The test environment:
- Number of cores/threads in CPU - 10/10
- 64 GB RAM
- Postgresql running in Docker
- Quarkus app running in dev mode on Java OpenSDK Hot Spot 19
Siege was used as the test framework. It is a simple command line tool, with a clear summary that is enough for the purposes of these tests.
Each test sends 1000 requests with a 1s delay before each request.
Every response contains around 1.2MiB of JSON data.
Thread pool limit 10
In this scenario thread pool limit and vertx worker pool size were both set to 10 threads.
Also, the db connections min and max size were adjusted to minimize data loss.
quarkus.vertx.worker-pool-size=10
quarkus.thread-pool.max-threads=10
quarkus.datasource.jdbc.min-size = 60
quarkus.datasource.jdbc.max-size = 90
Siege test results
virtual threads | platform threads | ||
---|---|---|---|
Elapsed time | 12,38 | 10,94 | sec |
Average response time | 7,56 | 4,11 | sec |
Transaction rate | 80,78 | 91,41 | trans/sec |
Throughput | 94,47 | 106,91 | MB/sec |
Memory and CPU consumption
Thread pool limit 100
In this scenario thread pool limit and vertx worker pool size were both set to 100 threads.
Also db connections min and max size were adjusted to minimize data loss.
quarkus.vertx.worker-pool-size=100
quarkus.thread-pool.max-threads=100
quarkus.datasource.jdbc.min-size = 60
quarkus.datasource.jdbc.max-size = 90
Siege test results
virtual threads | platform threads | ||
---|---|---|---|
Elapsed time | 12,02 | 10,50 | sec |
Average response time | 6,89 | 4,07 | sec |
Transaction rate | 83,19 | 95,24 | trans/sec |
Throughput | 97,30 | 108,27 | MB/sec |
Memory and CPU consumption
Thread pool limit 300
In this scenario thread pool limit and vertx worker pool size were both set to 300 threads.
Siege test results
virtual threads | platform threads | ||
---|---|---|---|
Elapsed time | 12,07 | 10,23 | sec |
Average response time | 6,99 | 3,92 | sec |
Transaction rate | 82,85 | 97,75 | trans/sec |
Throughput | 96,90 | 114,33 | MB/sec |
Memory and CPU consumption
Thread pool limit 10 and long running task
This test is about observing how virtual threads handle long-running tasks compared to platform threads.
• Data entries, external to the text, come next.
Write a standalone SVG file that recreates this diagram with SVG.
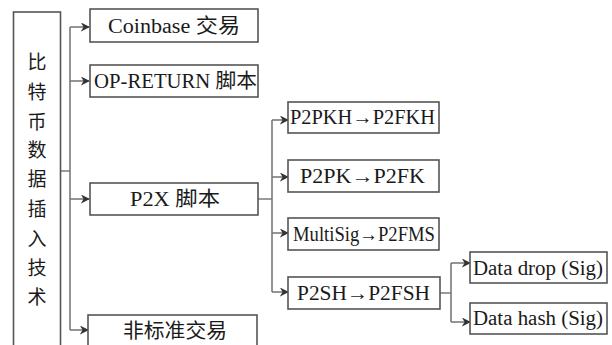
<svg xmlns="http://www.w3.org/2000/svg" width="612" height="345" viewBox="0 0 612 345">
<defs>
<style>
.box{fill:#fff;stroke:#555;stroke-width:1.6}
.ln{fill:none;stroke:#7a7a7a;stroke-width:1.6}
.ar{fill:none;stroke:#7a7a7a;stroke-width:1.6;marker-end:url(#ah)}
.t{font-size:20px;fill:#1a1a1a}
.v{font-size:19px;fill:#1a1a1a;text-anchor:middle}
</style>
<marker id="ah" viewBox="0 0 10 10" refX="9" refY="5" markerWidth="9" markerHeight="9" markerUnits="userSpaceOnUse" orient="auto">
<path d="M0,0 L10,5 L0,10 L3,5 Z" fill="#333"/>
</marker>
</defs>
<rect width="612" height="345" fill="#fff"/>
<g id="connectors">
<path class="ln" d="M61,171 H70 M70,27 V330"/>
<path class="ar" d="M70,27 H89"/>
<path class="ar" d="M70,81 H89"/>
<path class="ar" d="M70,199 H89"/>
<path class="ar" d="M70,330 H88"/>
<path class="ln" d="M258,199 H272 M272,120 V292"/>
<path class="ar" d="M272,120 H288"/>
<path class="ar" d="M272,177 H288"/>
<path class="ar" d="M272,233 H288"/>
<path class="ar" d="M272,292 H288"/>
<path class="ln" d="M440,293 H451 M451,263 V322"/>
<path class="ar" d="M451,263 H470"/>
<path class="ar" d="M451,322 H470"/>
</g>
<g font-family="'Liberation Serif', 'DejaVu Serif', 'Noto Sans CJK SC', serif">
<g id="root">
<rect class="box" x="13.5" y="12" width="47" height="345"/>
<text class="v" x="37" y="69">比</text>
<text class="v" x="37" y="99">特</text>
<text class="v" x="37" y="129">币</text>
<text class="v" x="37" y="157">数</text>
<text class="v" x="37" y="186">据</text>
<text class="v" x="37" y="216">插</text>
<text class="v" x="37" y="246">入</text>
<text class="v" x="37" y="275">技</text>
<text class="v" x="37" y="304">术</text>
</g>
<g id="coinbase">
<rect class="box" x="90" y="9" width="168" height="33"/>
<text class="t" x="108" y="33" textLength="132" lengthAdjust="spacingAndGlyphs">Coinbase 交易</text>
</g>
<g id="opreturn">
<rect class="box" x="90" y="65" width="168" height="32"/>
<text class="t" x="94" y="88" textLength="163" lengthAdjust="spacingAndGlyphs">OP-RETURN 脚本</text>
</g>
<g id="p2x">
<rect class="box" x="90" y="183" width="168" height="32"/>
<text class="t" x="130" y="206" textLength="90" lengthAdjust="spacingAndGlyphs">P2X 脚本</text>
</g>
<g id="nonstd">
<rect class="box" x="88" y="315" width="169" height="40"/>
<text class="t" x="123" y="338" textLength="104" lengthAdjust="spacingAndGlyphs">非标准交易</text>
</g>
<g id="p2pkh">
<rect class="box" x="288" y="102" width="151" height="31"/>
<text class="t" x="290" y="124" textLength="145" lengthAdjust="spacingAndGlyphs">P2PKH→P2FKH</text>
</g>
<g id="p2pk">
<rect class="box" x="288" y="160" width="151" height="32"/>
<text class="t" x="300" y="183" textLength="125" lengthAdjust="spacingAndGlyphs">P2PK→P2FK</text>
</g>
<g id="multisig">
<rect class="box" x="288" y="218" width="151" height="32"/>
<text class="t" x="293" y="241" textLength="142" lengthAdjust="spacingAndGlyphs">MultiSig→P2FMS</text>
</g>
<g id="p2sh">
<rect class="box" x="288" y="277" width="152" height="32"/>
<text class="t" x="297" y="300" textLength="133" lengthAdjust="spacingAndGlyphs">P2SH→P2FSH</text>
</g>
<g id="datadrop">
<rect class="box" x="470" y="252" width="137" height="31"/>
<text class="t" x="473" y="275" textLength="130" lengthAdjust="spacingAndGlyphs">Data drop (Sig)</text>
</g>
<g id="datahash">
<rect class="box" x="470" y="303" width="137" height="31"/>
<text class="t" x="473" y="325" textLength="130" lengthAdjust="spacingAndGlyphs">Data hash (Sig)</text>
</g>
</g>
</svg>
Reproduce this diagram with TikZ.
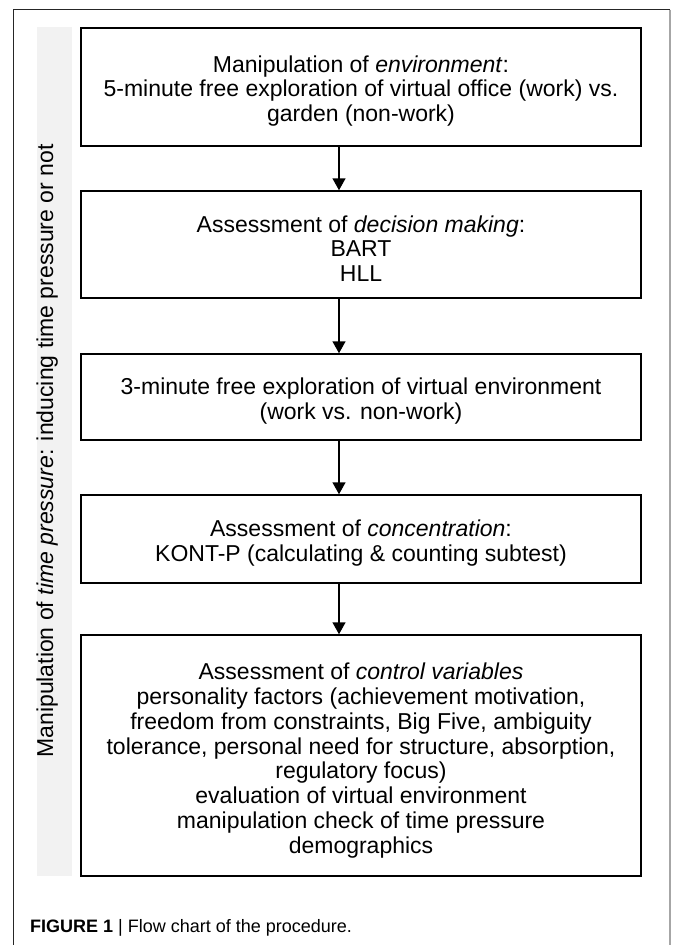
\documentclass[tikz,border=0pt]{standalone}
\usepackage{fontspec}
\setmainfont{Liberation Sans}
\usetikzlibrary{arrows.meta}
\begin{document}
\begin{tikzpicture}[x=1pt,y=-1pt,
  stepbox/.style={draw=black,line width=1.5pt,minimum width=560pt,inner sep=0pt},
  boxtext/.style={align=center,inner sep=0pt,font=\fontsize{23}{24.8}\selectfont},
  flow/.style={line width=1.5pt,-{Triangle[width=13pt,length=12pt]}}]
\useasboundingbox (0,0) rectangle (672,945);
% outer frame
\draw[line width=1pt,black!85] (13,950) -- (13,9.5) -- (670,9.5);
\draw[line width=1.5pt,gray!70] (670,9.5) -- (670,950);
% side bar
\fill[black!5] (37,27) rectangle (72,876);
\node[rotate=90,anchor=base,inner sep=0pt,font=\fontsize{23}{24}\selectfont] (side) at (53,451) {Manipulation of \textit{time pressure}: inducing time pressure or not};
% boxes
\node[stepbox,minimum height=118pt] (b1) at (361,87) {};
\node[stepbox,minimum height=107pt] (b2) at (361,244.5) {};
\node[stepbox,minimum height=86pt] (b3) at (361,397) {};
\node[stepbox,minimum height=88pt] (b4) at (361,539) {};
\node[stepbox,minimum height=241pt] (b5) at (361,755.5) {};
% texts
\node[boxtext] (t1) at ([yshift=-4pt]b1.center) {Manipulation of \textit{environment}:\\5-minute free exploration of virtual office (work) vs.\\garden (non-work)};
\node[boxtext] (t2) at ([yshift=-4pt]b2.center) {Assessment of \textit{decision making}:\\BART\\HLL};
\node[boxtext] (t3) at ([yshift=-4pt]b3.center) {3-minute free exploration of virtual environment\\(work vs. non-work)};
\node[boxtext] (t4) at ([yshift=-4pt]b4.center) {Assessment of \textit{concentration}:\\KONT-P (calculating \& counting subtest)};
\node[boxtext] (t5) at ([yshift=-5pt]b5.center) {Assessment of \textit{control variables}\\personality factors (achievement motivation,\\freedom from constraints, Big Five, ambiguity\\tolerance, personal need for structure, absorption,\\regulatory focus)\\evaluation of virtual environment\\manipulation check of time pressure\\demographics};
% arrows
\draw[flow] (b1.south -| 339,0) -- (b2.north -| 339,0);
\draw[flow] (b2.south -| 339,0) -- (b3.north -| 339,0);
\draw[flow] (b3.south -| 339,0) -- (b4.north -| 339,0);
\draw[flow] (b4.south -| 339,0) -- (b5.north -| 339,0);
% caption
\node[anchor=base west,inner sep=0pt,font=\fontsize{18}{20}\selectfont] (cap) at (30,932) {\textbf{FIGURE 1} | Flow chart of the procedure.};
\end{tikzpicture}
\end{document}
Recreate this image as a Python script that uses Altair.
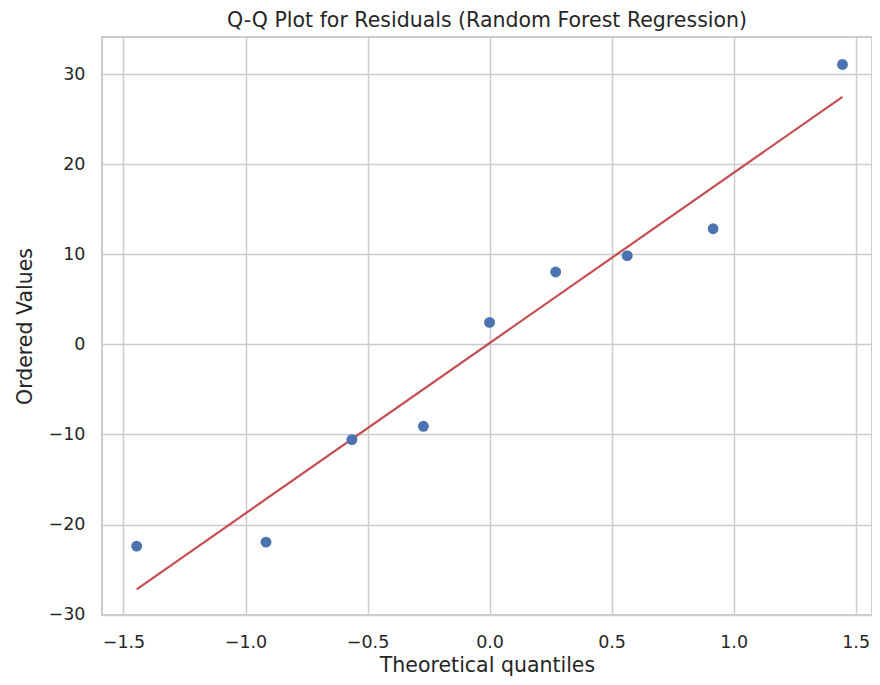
import altair as alt
import pandas as pd

# Q-Q data
theoretical_quantiles = [-1.446, -0.916, -0.564, -0.271, 0.0, 0.271, 0.564, 0.916, 1.446]
ordered_values = [-22.4, -21.96, -10.57, -9.09, 2.45, 8.05, 9.86, 12.85, 31.1]

# fitted reference line end points
fit_x = [-1.446, 1.446]
fit_y = [-27.2, 27.5]

x_ticks = [-1.5, -1.0, -0.5, 0.0, 0.5, 1.0, 1.5]
y_ticks = [-30, -20, -10, 0, 10, 20, 30]

points_df = pd.DataFrame({"q": theoretical_quantiles, "v": ordered_values})
line_df = pd.DataFrame({"q": fit_x, "v": fit_y})

TEXT = "#262626"
FONT = "DejaVu Sans"

x_enc = alt.X(
    "q:Q",
    scale=alt.Scale(domain=[-1.588, 1.567], nice=False, zero=False),
    axis=alt.Axis(
        values=x_ticks, format=".1f", title="Theoretical quantiles",
        ticks=False, tickSize=0, domain=False, labelPadding=18,
        titleY=56, titleBaseline="alphabetic",
    ),
)
y_enc = alt.Y(
    "v:Q",
    scale=alt.Scale(domain=[-30.05, 34.15], nice=False, zero=False),
    axis=alt.Axis(
        values=y_ticks, format="d", title="Ordered Values",
        ticks=False, tickSize=0, domain=False, labelPadding=17,
        titleX=-71, titleBaseline="alphabetic",
    ),
)

points = alt.Chart(points_df).mark_circle(
    size=118, color="#4C72B0", opacity=1
).encode(x=x_enc, y=y_enc)

line = alt.Chart(line_df).mark_line(
    color="#C44E52", strokeWidth=2.2
).encode(x="q:Q", y="v:Q")

chart = (
    alt.layer(line, points)
    .properties(
        width=770,
        height=578,
        title=alt.TitleParams(
            "Q-Q Plot for Residuals (Random Forest Regression)",
            font=FONT, fontSize=20.5, fontWeight="normal", color=TEXT,
            offset=6,
        ),
        autosize=alt.AutoSizeParams(type="none"),
        padding={"left": 94, "top": 29, "right": 0, "bottom": 62},
    )
    .configure_view(stroke="#cccccc", strokeWidth=2)
    .configure_axis(
        labelFont=FONT, labelFontSize=17.5, labelColor=TEXT,
        titleFont=FONT, titleFontSize=20.5, titleColor=TEXT, titleFontWeight="normal",
        gridColor="#cccccc", gridWidth=1.5, gridOpacity=1,
    )
)

chart.save("out.html", embed_options={"renderer": "svg", "actions": False})
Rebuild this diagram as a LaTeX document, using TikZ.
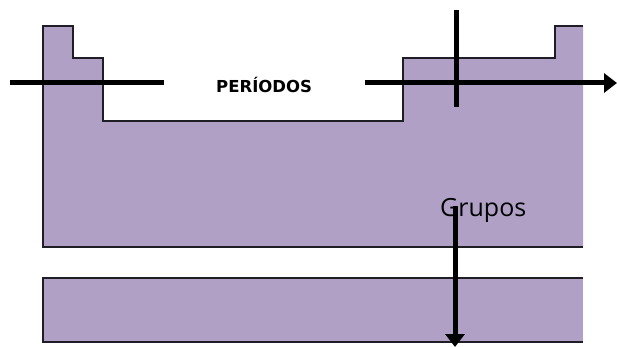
\documentclass[tikz,border=0pt]{standalone}
\usepackage{fontspec}
\setmainfont{DejaVu Sans}
\newfontfamily\labfont{Open Sans}
\usetikzlibrary{arrows.meta}
\definecolor{lav}{RGB}{176,160,198}
\definecolor{edge}{RGB}{30,30,36}
\tikzset{
  block/.style={fill=lav,draw=none},
  outline/.style={draw=edge,line width=1.5pt},
  axis/.style={draw=black,line width=5pt},
  axisarrow/.style={draw=black,line width=5pt,-{Triangle[length=13pt,width=19pt]}},
}
\begin{document}
\begin{tikzpicture}[x=1pt,y=-1pt]
\useasboundingbox (0,0) rectangle (617,347);
% main block
\path[block] (43,26)--(73,26)--(73,58)--(103,58)--(103,121)--(403,121)--(403,58)--(555,58)--(555,26)--(583,26)--(583,247)--(43,247)--cycle;
\draw[outline] (583,247)--(43,247)--(43,26)--(73,26)--(73,58)--(103,58)--(103,121)--(403,121)--(403,58)--(555,58)--(555,26)--(583,26);
% lower bar
\path[block] (43,278) rectangle (583,342);
\draw[outline] (583,278)--(43,278)--(43,342)--(583,342);
% labels
\node[font=\bfseries\fontsize{16.5}{19}\selectfont,anchor=base west,inner sep=0pt] (per) at (216,93) {PERÍODOS};
\node[font=\labfont\fontsize{25}{28}\selectfont,anchor=base west,inner sep=0pt] (gru) at (440,216) {Grupos};
% axes
\coordinate (hl1) at (10,83);
\coordinate (hl2) at (164,83);
\coordinate (ha1) at (365,83);
\coordinate (ha2) at (617,83);
\coordinate (vl1) at (456,10);
\coordinate (vl2) at (456,107);
\coordinate (va1) at (455,206);
\coordinate (va2) at (455,347);
\draw[axis] (hl1)--(hl2);
\draw[axisarrow] (ha1)--(ha2);
\draw[axis] (vl1)--(vl2);
\draw[axisarrow] (va1)--(va2);
\end{tikzpicture}
\end{document}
The original BlogpostsRepository
needs to be altered with Thread.sleep()
in order to simulate a long-running task. This way each request will be locked for 2 seconds before returning the value.
public List<Blogpost> findAllJdbc() {
var quotesList = new ArrayList<Blogpost>();
try (Connection connection = agroalDataSource.getConnection();
PreparedStatement preparedStatement = connection.prepareStatement(SELECT_ALL);
ResultSet resultSet = preparedStatement.executeQuery();) {
while (resultSet.next()) {
quotesList.add(BlogpostMapper.toBlogpost(resultSet));
}
} catch (SQLException e) {
e.printStackTrace();
}
try {
Thread.sleep(2000);
} catch (InterruptedException e) {
throw new RuntimeException(e);
}
return quotesList;
}
Siege test results
virtual threads | platform threads | ||
---|---|---|---|
Elapsed time | 13,34 | 213,81 | sec |
Average response time | 8,15 | 106,56 | sec |
Transaction rate | 74,96 | 4,68 | trans/sec |
Throughput | 87,68 | 5,47 | MB/sec |
Memory and CPU consumption
Summary
At first glance, looking at the test results, it seems that virtual threads do not differ much from platform threads in terms of performance. However, the first two tests show that the bigger the thread pool, the better performance in platform threads, whereas virtual threads keep up on the same level, more or less. Moreover, the test with the thread pool size set to 300 presents an even better performance in favor of the platform threads. Thus why even bother about virtual threads if they are less performant and additionally they consume twice as much heap memory as the other ones?
The last test shows the true power of virtual threads. If we take a closer look at the results, we will find that with the thread pool set to 10, the platform threads are having a hard time serving all the long-running requests. It took them more than 200 seconds to complete. In the meantime, the virtual threads turn out to be lightning fast, with a finish time of 13 seconds.
This is possible due to the non-blocking nature of virtual threads. They do not pin to the platform thread when there is no need to. Therefore platform thread can handle other requests leading to high throughput.
This is very promising, but we need to keep in mind that Loom is very young, and we have yet to learn all the pitfalls.
I think that programmers won’t use Loom directly on a daily basis. It is more about when the vast number of libraries and frameworks will implement support for Loom.
On the contrary, it may also spark new projects that support Loom from the ground up, and we will see some shift in library usage, at least in the world of microservices where high throughput is crucial.